Official analysis published in advance shows the steepest increases will be felt by London retailers, whose business rates will rise by an average of 14 per cent before taking account of “transitional relief” that will phase in the changes.

    But for some West End retailers and office occupiers on the fringes of the City, in places such as Shoreditch, bills will more than double as a result of the long-delayed revaluation of properties in England and Wales. Other rapidly gentrifying areas of London will also be hard hit, with experts forecasting a 120 per cent increase in the levy for retailers in parts of Brixton.

    From April, business rates will be based on 2015 rental values — which are the data being released on Friday — rather than on the pre-recession values of 2008, as they are at present.
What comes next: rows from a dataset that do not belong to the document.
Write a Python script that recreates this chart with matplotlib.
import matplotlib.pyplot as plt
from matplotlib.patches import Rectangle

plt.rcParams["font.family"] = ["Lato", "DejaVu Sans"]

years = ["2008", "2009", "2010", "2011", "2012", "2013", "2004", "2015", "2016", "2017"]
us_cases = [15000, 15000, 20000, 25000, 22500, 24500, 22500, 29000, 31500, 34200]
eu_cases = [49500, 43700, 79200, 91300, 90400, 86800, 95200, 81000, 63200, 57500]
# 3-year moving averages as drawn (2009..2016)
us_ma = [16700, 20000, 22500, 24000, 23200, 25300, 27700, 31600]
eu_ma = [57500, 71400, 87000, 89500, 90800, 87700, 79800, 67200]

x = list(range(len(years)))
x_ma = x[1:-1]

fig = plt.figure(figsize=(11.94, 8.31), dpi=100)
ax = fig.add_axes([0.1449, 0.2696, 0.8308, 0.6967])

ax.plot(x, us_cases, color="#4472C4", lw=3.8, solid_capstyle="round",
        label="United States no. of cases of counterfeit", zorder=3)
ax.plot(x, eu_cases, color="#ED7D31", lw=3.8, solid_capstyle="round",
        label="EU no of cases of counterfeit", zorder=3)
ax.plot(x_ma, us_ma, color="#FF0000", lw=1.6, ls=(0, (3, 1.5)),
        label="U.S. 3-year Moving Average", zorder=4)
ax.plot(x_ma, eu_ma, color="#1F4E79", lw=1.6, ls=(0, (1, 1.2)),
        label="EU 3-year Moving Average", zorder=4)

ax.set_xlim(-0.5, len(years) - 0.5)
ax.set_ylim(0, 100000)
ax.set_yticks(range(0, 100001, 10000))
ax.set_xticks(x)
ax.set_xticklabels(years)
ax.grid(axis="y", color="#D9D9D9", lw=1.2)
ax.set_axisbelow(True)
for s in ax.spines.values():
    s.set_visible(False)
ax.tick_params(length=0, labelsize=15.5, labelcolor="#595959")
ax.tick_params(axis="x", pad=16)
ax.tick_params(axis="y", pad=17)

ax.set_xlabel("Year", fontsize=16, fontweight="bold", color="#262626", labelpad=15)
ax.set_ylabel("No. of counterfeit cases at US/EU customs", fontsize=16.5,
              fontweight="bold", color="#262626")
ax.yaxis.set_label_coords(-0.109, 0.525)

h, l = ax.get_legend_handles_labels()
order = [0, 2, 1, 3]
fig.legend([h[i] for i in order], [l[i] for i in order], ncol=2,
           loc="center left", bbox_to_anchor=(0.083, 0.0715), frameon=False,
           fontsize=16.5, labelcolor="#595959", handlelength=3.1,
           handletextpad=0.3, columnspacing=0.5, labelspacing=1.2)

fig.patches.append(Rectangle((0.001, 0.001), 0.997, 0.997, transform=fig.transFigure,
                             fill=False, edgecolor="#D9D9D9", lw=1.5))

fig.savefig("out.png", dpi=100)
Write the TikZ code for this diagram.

The changes will be revenue neutral, redistributing the £28bn-a-year rates burden in line with the changing economic fortunes of different sectors and regions. Business rates in England and Wales are among the highest in the industrialised world.

    John Webber, head of rating at the commercial property group Colliers International, said that even taking the relief into account, the 2017 revaluation would bring about the largest changes to the levy in a generation. “There will be some enormous increases in central London, particularly in retail, and significant reductions in areas that have not fared as well [economically],” he said.

    He forecast that occupiers of big properties in London would be shocked by the government’s proposals to limit the first-year increases to a 45 per cent rise, much higher than the cap last time round. To pay for this transitional relief the government is proposing capping reductions at 4.1 per cent in the first year — although the cuts will be quicker for smaller properties.

    The decision to delay the revaluation by two years — which prevented the changes from taking effect just before the last general election — had exacerbated its impact, Mr Webber added. As business rates are the third-largest outgoing for most businesses after rent and salaries, the changes could have a severe impact on those groups operating on tight margins and who are unprepared for a sharp rates increase.

    The data out on Friday are also expected to show that plummeting rents in some northern towns have left some retailers paying at least twice as much in business rates as they should be. But although this means they are due for some much-needed cuts in rates, the transitional relief is likely to delay this, just as it could cushion the blow for companies facing increases.

    Jerry Schurder, head of business rates at Gerald Eve, the property consultancy, said that, as a result, the revaluation would “not be the saviour” that occupants of high streets in the Midlands and the north were expecting.

    On Friday, hundreds of thousands of businesses in England and Wales should be able to find their properties’ draft rateable value online. The figures will be the Valuation Office’s official estimate of the open-market rental values of April 2015, based on information provided by occupiers or by site visits. Every local authority will take the rateable value of each property and use a “multiplier” — set by the UK and Welsh governments — to calculate the business rates bill.

    A summary of the changes released by the Valuation Office on Wednesday showed that more regions of England saw a rise than a fall in rateable values. But adjustments to the multiplier will mean that only London, where business rates will rise 11 per cent on average, will see an overall increase. Other regions will see a drop of between 2 and 11 per cent.

    Some businesses outside London are also likely to be heavily affected. Office occupiers in Reading, Croydon, Milton Keynes, Cambridge, Guildford and Nottingham are expected to face increases of more than 35 per cent, according to JLL, the property advisers. At the other end of the scale, office occupiers in the north-east, Yorkshire and the Humber will see business rates fall by an average of 21 per cent, according to the government’s summary of the changes.

    James Thompson, head of business rates at Deloitte real estate, said that utility and telecoms companies were also set to be hit hard because their rateable values were inversely linked to the cost of their capital. Leonie Greene of the Solar Trade Association said it feared ”colossal” sixfold increases in the bills for businesses with solar panel roofs if the government did not take action.

    Many businesses in England are also angered by proposed changes to the rates appeals system, which would mean that a tribunal would only be able to order a reduction if a bill was considered inaccurate by being outside “the bounds of reasonable professional judgment”.

    The government has tried to limit the impact of business rates by announcing extra concessions in this year’s Budget. The changes are expected to mean that 600,000 small businesses, which are the occupiers of a third of all properties, will pay no business rates at all from 2017. Overall, following the revaluation, almost three out of every four businesses would see their bills fall or stay the same, it said.

    Even so, property experts expect the changes to have big implications for the property market, hitting owners as well as occupiers.

    Ian Fletcher, director of finance at the British Property Federation, said some areas would see “huge hikes in business rates, which will not only put a strain on businesses, but it will ultimately also affect landlords, whose rents will likely be compromised as a result”.